# start of WORKING DATA
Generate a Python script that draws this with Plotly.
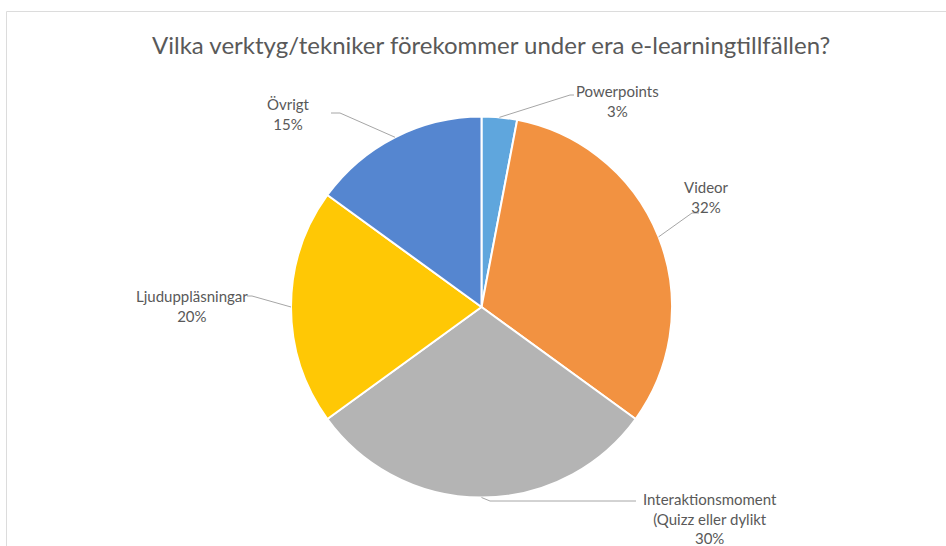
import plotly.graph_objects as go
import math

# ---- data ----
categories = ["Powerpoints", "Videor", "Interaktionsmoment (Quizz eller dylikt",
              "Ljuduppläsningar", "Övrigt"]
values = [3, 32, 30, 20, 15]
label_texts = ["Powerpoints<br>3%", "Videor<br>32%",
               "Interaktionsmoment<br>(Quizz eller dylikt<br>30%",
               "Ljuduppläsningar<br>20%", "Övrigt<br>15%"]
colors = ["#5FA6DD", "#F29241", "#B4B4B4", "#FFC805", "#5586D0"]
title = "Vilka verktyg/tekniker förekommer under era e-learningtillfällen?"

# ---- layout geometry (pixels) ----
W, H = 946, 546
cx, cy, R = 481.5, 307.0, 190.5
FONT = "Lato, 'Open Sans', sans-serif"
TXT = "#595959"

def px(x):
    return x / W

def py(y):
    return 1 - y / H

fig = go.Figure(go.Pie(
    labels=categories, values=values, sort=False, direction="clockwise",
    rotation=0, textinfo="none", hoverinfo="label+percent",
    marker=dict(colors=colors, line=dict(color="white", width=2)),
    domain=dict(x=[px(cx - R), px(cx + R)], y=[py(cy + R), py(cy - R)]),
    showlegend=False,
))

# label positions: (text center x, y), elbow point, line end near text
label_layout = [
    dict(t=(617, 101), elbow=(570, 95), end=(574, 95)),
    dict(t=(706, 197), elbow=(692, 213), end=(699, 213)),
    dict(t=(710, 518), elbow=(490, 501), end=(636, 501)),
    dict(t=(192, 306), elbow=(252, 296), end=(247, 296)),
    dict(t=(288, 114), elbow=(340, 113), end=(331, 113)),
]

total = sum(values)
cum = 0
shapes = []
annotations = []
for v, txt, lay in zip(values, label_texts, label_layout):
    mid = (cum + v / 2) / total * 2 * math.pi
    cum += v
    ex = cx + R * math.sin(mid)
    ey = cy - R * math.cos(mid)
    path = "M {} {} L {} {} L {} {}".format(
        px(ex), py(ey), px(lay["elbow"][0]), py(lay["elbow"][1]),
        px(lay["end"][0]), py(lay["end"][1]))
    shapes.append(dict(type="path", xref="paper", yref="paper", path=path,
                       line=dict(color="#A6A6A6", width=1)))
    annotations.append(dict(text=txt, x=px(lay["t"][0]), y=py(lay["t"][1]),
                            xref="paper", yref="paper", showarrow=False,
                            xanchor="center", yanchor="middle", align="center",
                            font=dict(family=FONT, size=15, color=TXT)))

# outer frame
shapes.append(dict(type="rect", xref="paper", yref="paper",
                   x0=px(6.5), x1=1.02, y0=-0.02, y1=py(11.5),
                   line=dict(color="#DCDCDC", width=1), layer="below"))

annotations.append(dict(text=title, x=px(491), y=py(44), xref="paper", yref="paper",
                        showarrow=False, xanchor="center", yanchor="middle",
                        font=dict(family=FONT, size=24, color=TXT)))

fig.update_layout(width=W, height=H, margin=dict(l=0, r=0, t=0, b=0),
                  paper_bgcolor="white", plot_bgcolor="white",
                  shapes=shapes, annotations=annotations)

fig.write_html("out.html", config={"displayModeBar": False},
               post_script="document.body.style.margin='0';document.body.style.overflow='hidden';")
# end of WORKING DATA
# start of WORKING DATA
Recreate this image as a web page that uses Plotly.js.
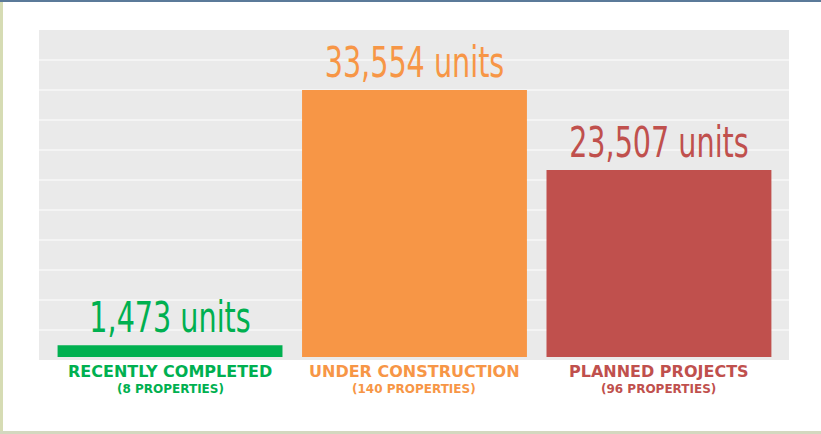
# end of WORKING DATA
# start of WORKING DATA
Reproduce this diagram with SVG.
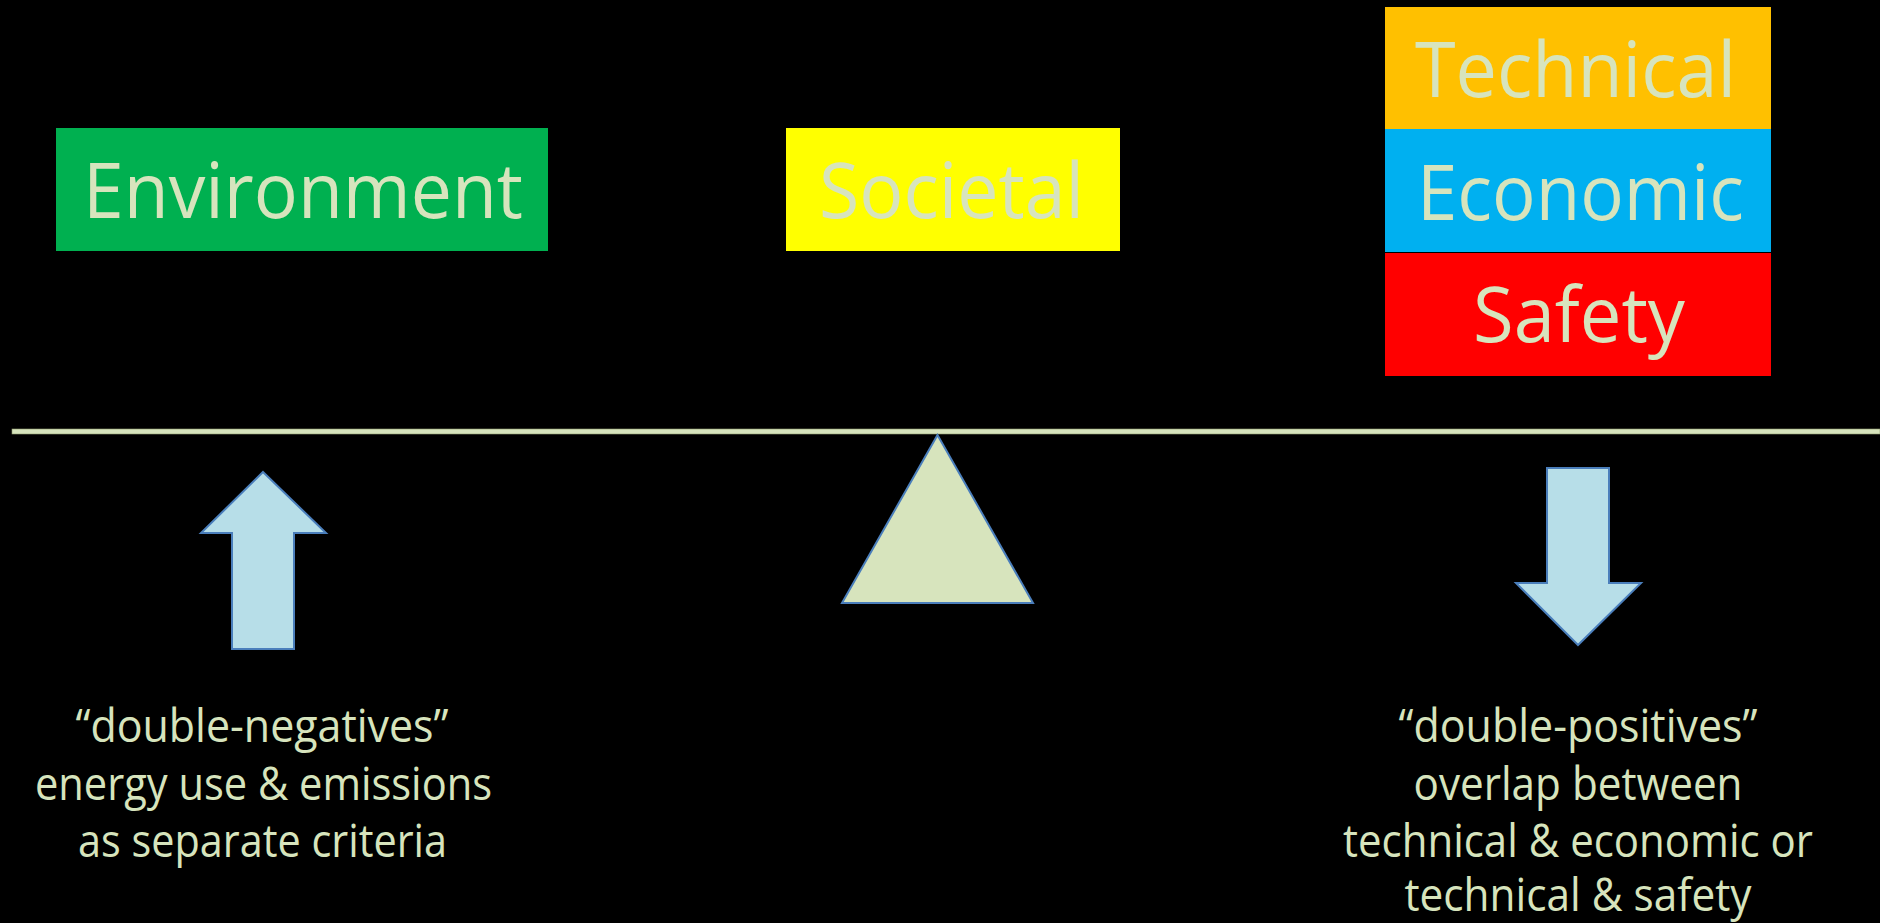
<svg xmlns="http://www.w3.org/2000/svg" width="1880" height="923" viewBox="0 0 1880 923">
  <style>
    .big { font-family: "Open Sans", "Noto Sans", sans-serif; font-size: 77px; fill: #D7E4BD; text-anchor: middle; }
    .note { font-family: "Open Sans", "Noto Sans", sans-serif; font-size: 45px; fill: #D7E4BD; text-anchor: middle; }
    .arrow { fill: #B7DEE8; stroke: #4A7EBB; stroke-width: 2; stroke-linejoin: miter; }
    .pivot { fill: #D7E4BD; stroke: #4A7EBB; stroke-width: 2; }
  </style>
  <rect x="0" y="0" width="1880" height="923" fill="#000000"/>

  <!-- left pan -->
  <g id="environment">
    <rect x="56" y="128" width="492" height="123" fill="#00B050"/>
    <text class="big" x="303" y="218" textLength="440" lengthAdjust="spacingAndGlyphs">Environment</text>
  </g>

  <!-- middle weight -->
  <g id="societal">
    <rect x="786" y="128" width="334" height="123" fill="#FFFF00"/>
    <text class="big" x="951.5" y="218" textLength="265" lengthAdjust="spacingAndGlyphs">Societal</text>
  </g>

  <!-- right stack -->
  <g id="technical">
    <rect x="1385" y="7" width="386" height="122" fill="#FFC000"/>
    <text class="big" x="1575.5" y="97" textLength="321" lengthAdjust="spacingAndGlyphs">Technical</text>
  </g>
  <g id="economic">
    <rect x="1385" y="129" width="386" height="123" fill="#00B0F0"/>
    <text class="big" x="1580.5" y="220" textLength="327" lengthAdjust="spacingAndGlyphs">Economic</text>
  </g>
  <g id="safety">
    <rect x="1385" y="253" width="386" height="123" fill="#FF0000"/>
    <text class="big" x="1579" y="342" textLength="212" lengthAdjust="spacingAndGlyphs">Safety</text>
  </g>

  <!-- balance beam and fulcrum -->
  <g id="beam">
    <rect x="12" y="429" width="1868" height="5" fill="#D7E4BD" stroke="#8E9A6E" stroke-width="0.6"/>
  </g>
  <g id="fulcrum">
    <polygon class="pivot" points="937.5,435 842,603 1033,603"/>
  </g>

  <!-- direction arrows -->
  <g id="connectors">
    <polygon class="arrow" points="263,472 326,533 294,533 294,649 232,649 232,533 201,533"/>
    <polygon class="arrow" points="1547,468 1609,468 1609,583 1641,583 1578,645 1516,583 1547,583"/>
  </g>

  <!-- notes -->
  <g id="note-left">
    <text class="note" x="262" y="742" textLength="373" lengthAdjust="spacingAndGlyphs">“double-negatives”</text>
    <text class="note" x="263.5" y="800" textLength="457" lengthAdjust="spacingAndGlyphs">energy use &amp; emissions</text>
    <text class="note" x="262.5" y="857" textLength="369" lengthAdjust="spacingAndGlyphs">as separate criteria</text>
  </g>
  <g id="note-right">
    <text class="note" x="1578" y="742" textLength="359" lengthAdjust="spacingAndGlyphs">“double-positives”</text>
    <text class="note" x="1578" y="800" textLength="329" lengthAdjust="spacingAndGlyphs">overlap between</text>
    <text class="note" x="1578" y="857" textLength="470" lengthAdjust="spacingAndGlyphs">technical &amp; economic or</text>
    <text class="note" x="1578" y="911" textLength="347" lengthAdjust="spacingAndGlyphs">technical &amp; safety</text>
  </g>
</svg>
# end of WORKING DATA
**TO BE DONE**
Only the number is wanted: how many lines in the data include the word "this"?

**RESULT BELOW**
3